Friday, July 18, 2014

Misrepresenting Transfers

Mark Graber

One of my research assistants transferred to another law school last week.  This was hardly a surprise.  His rejection letter from the other school might as well have said, “Do not worry.  We plan to admit you as soon as we do not have to report your relatively low GPA and LSAT to US World News and Reports or other institutions that rank law schools.  We look forward to having you pay two years of full tuition.”  Similar winks and nods occur throughout contemporary legal pedagogy.

Whether law schools should encourage transfers is a fair question on which I have no intelligent opinion.  On the one hand, if faculty are free to move to higher ranking institutions, so should students.  On the other hand, for purposes of institutional stability, there is an obvious difference between faculty members who over a thirty year career spend ten years at three different institutions and law students changing schools after a year.  I’m a bit of a stick in the mud, so I do not like lots of transferring, but that is hardly a good reason to impose my preference on others.

The problem with continuing the above line of analysis is that contemporary law school transfer practices are strategies for increasing tuition dollars without risking the paper credentials of the class that have nothing to do with such concerns as institutional stability and free choice.  Administrators are well aware that in normal times they cannot gain more tuition dollars by increasing the size of their first year class without lowering their institution's average GPA and LSAT numbers ( in recent years, you cannot even maintain the size of your class without lowering average GPA and LSAT).  If, however, the same students are told go elsewhere for a year and then transfer, the law school gets two-thirds the tuition revenue with no cost to paper credentials. 

The result is that law school student credential reports are presently often as misleading as law school student employment reports.  The unreported credentials of the second and third year students in schools that accept substantial transfers are likely to be much weaker than the reported credentials of their first year class. No good reason exists, however, for thinking first year credentials far more important than second or third year credentials.  To the extent students have an interest in peers with strong paper credentials, that interest remains constant over time.  Employers making decisions whether to hire a law school graduate should be more concerned with the unreported credentials of that student’s third year class than with the reported credentials of the first year class. 

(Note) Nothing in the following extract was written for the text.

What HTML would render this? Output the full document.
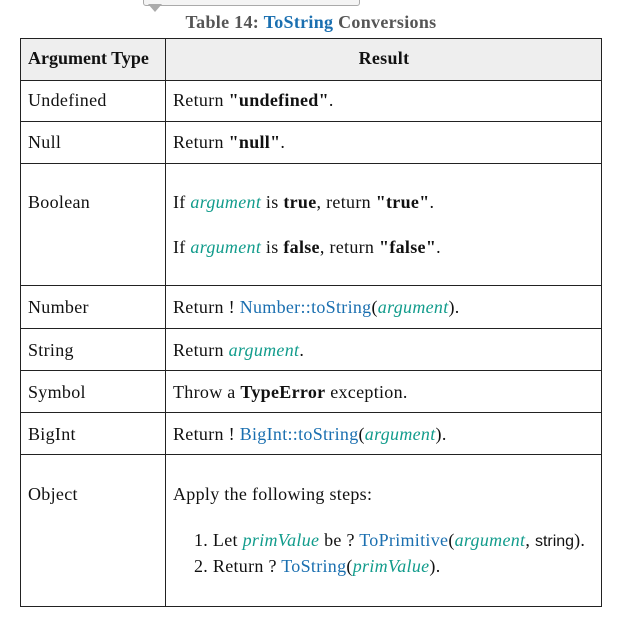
<!DOCTYPE html>
<html><head><style>
body{margin:0;width:633px;height:628px;background:#fff;position:relative;font-family:"Liberation Serif",serif;font-size:18px;letter-spacing:0.3px;color:#111;overflow:hidden}
.t{position:absolute;white-space:nowrap;line-height:20px}
.l{position:absolute;background:#222}
.b{color:#1a6fb0}
.v{color:#129c8c;font-style:italic}
.s{font-family:"Liberation Sans",sans-serif;font-size:16px;letter-spacing:0}
</style></head><body>
<div style="position:absolute;left:143px;top:-4px;width:215px;height:8px;border:1px solid #aaa;border-radius:3px;background:#f4f4f4"></div>
<div style="position:absolute;left:148px;top:4px;width:0;height:0;border-left:7px solid transparent;border-right:7px solid transparent;border-top:8px solid #aaa"></div>
<div class="t" style="left:0;width:622px;text-align:center;top:12px;color:#555;font-weight:bold;font-size:18px">Table 14: <span class="b">ToString</span> Conversions</div>
<div style="position:absolute;left:20px;top:38px;width:582px;height:42px;background:#eee"></div>
<div class="l" style="left:20px;top:38px;width:582px;height:1px"></div>
<div class="l" style="left:20px;top:606px;width:582px;height:1px"></div>
<div class="l" style="left:20px;top:38px;width:1px;height:569px"></div>
<div class="l" style="left:601px;top:38px;width:1px;height:569px"></div>
<div class="l" style="left:165px;top:38px;width:1px;height:569px"></div>
<div class="l" style="left:20px;top:80px;width:582px;height:1px"></div>
<div class="l" style="left:20px;top:121px;width:582px;height:1px"></div>
<div class="l" style="left:20px;top:163px;width:582px;height:1px"></div>
<div class="l" style="left:20px;top:285px;width:582px;height:1px"></div>
<div class="l" style="left:20px;top:328px;width:582px;height:1px"></div>
<div class="l" style="left:20px;top:370px;width:582px;height:1px"></div>
<div class="l" style="left:20px;top:412px;width:582px;height:1px"></div>
<div class="l" style="left:20px;top:454px;width:582px;height:1px"></div>
<div class="t" style="left:28px;top:48px;font-weight:bold;letter-spacing:0">Argument Type</div>
<div class="t" style="left:166px;width:436px;text-align:center;top:48px;font-weight:bold">Result</div>
<div class="t" style="left:28px;top:90px">Undefined</div>
<div class="t" style="left:173px;top:90px">Return <b>"undefined"</b>.</div>
<div class="t" style="left:28px;top:132px">Null</div>
<div class="t" style="left:173px;top:132px">Return <b>"null"</b>.</div>
<div class="t" style="left:28px;top:192px">Boolean</div>
<div class="t" style="left:173px;top:192px">If <span class="v">argument</span> is <b>true</b>, return <b>"true"</b>.</div>
<div class="t" style="left:173px;top:237px">If <span class="v">argument</span> is <b>false</b>, return <b>"false"</b>.</div>
<div class="t" style="left:28px;top:297px">Number</div>
<div class="t" style="left:173px;top:297px">Return ! <span class="b">Number::toString</span>(<span class="v">argument</span>).</div>
<div class="t" style="left:28px;top:340px">String</div>
<div class="t" style="left:173px;top:340px">Return <span class="v">argument</span>.</div>
<div class="t" style="left:28px;top:382px">Symbol</div>
<div class="t" style="left:173px;top:382px">Throw a <b>TypeError</b> exception.</div>
<div class="t" style="left:28px;top:424px">BigInt</div>
<div class="t" style="left:173px;top:424px">Return ! <span class="b">BigInt::toString</span>(<span class="v">argument</span>).</div>
<div class="t" style="left:28px;top:484px">Object</div>
<div class="t" style="left:173px;top:484px">Apply the following steps:</div>
<div class="t" style="left:194px;top:530px">1. Let <span class="v">primValue</span> be ? <span class="b">ToPrimitive</span>(<span class="v">argument</span>, <span class="s">string</span>).</div>
<div class="t" style="left:194px;top:556px">2. Return ? <span class="b">ToString</span>(<span class="v">primValue</span>).</div>
</body></html>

Of course, a fair case can be made that these credentials are meaningless.  But to the extent they are meaningful they ought to be accurate.  And the present practice of not counting transfers in student body credentials promotes or is misrepresentation.  

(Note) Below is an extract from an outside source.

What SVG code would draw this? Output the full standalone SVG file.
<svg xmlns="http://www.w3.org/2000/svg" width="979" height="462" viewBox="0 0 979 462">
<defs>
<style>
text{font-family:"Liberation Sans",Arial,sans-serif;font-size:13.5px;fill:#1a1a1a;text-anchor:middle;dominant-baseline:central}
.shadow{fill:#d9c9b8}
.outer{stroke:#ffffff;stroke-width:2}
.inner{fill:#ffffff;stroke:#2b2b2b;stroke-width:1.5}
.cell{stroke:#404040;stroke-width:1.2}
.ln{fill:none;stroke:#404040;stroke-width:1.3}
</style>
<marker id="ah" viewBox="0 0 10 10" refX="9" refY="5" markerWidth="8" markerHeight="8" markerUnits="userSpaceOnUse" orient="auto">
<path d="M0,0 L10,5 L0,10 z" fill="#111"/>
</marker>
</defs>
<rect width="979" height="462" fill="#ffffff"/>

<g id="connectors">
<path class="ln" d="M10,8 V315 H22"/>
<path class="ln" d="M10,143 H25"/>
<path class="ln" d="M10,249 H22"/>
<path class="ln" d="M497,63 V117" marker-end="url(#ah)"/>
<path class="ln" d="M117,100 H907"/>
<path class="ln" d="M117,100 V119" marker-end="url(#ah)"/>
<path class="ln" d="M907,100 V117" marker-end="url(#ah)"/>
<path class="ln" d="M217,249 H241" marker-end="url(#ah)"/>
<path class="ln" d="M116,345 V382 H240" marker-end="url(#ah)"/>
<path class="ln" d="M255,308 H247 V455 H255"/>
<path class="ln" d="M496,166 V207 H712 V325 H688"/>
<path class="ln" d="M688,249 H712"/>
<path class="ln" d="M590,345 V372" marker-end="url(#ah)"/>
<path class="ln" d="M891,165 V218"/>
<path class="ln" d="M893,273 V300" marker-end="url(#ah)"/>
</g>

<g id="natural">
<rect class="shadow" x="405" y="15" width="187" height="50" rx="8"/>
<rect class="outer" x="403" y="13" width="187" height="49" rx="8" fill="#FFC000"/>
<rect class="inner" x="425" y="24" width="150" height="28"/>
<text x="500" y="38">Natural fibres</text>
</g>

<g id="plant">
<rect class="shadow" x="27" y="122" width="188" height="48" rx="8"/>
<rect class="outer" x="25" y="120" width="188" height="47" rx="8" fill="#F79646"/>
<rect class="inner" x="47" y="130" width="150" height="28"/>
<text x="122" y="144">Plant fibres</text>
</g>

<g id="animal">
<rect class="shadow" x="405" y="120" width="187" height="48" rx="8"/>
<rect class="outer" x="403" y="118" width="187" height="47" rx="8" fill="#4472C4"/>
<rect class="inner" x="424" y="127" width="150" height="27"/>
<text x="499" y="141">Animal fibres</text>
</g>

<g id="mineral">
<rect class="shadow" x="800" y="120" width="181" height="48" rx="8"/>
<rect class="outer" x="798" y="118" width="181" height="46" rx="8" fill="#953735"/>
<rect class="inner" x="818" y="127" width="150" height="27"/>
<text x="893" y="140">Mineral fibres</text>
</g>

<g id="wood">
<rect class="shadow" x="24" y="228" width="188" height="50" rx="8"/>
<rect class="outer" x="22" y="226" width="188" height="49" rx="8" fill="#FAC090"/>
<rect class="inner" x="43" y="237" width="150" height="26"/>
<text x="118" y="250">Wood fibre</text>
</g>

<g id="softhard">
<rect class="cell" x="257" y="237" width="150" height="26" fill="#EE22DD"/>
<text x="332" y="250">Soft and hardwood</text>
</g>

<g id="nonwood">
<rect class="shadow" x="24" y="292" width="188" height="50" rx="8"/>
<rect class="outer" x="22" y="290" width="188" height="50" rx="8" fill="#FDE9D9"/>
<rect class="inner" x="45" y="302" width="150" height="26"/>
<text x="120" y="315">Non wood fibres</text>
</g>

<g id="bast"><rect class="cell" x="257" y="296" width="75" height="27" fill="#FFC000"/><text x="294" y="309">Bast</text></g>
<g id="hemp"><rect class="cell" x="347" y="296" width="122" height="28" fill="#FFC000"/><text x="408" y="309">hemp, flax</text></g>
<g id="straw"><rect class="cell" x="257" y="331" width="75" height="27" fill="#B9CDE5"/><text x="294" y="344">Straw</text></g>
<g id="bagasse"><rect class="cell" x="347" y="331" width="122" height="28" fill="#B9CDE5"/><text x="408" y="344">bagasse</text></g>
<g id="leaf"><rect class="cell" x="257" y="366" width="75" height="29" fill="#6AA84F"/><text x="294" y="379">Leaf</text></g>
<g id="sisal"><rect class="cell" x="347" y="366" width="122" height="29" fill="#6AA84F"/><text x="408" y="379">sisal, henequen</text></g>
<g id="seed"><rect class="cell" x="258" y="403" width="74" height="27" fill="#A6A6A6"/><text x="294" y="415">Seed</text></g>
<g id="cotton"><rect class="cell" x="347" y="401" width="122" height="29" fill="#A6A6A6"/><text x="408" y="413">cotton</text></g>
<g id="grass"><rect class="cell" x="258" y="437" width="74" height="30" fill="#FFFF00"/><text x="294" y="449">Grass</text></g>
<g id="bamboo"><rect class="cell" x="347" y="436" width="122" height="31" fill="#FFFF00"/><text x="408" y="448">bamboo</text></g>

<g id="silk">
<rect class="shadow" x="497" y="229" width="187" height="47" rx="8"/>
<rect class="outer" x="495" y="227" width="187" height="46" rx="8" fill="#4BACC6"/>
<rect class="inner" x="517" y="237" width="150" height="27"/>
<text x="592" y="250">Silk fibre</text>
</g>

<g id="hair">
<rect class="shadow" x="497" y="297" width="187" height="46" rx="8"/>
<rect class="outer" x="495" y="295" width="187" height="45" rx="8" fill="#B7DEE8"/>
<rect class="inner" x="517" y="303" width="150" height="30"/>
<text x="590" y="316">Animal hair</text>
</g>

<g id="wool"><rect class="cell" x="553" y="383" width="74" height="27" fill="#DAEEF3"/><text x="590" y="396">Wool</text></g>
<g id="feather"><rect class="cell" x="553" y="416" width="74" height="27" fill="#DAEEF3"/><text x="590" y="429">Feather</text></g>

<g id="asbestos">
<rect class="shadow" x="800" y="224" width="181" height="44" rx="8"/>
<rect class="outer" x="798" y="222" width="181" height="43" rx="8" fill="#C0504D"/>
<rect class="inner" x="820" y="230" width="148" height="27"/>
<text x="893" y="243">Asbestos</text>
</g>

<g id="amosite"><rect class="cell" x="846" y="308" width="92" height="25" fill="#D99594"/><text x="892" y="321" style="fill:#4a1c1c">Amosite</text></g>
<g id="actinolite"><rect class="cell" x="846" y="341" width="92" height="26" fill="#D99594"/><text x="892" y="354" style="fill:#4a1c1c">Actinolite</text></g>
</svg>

Once upon a time, we thought that universities ought to have high ethical standards in large part because, as the place where professional socialization took place, modeling the very best professional ethics was extraordinarily important (we also thought universities were places of higher learning rather than revenue generating bodies, but that is another post).  Increasingly, however, as universities are told they ought to behave more like businesses, those who insist on higher standards are mere eggheads, who no doubt are unfamiliar with practice.  I think a bar ethics commission would look askance at a lawyer who cooked numbers in the same way as we encourage law schools to cook the credentials of their students.  Perhaps law schools with “University” as part of the name ought to set a better example.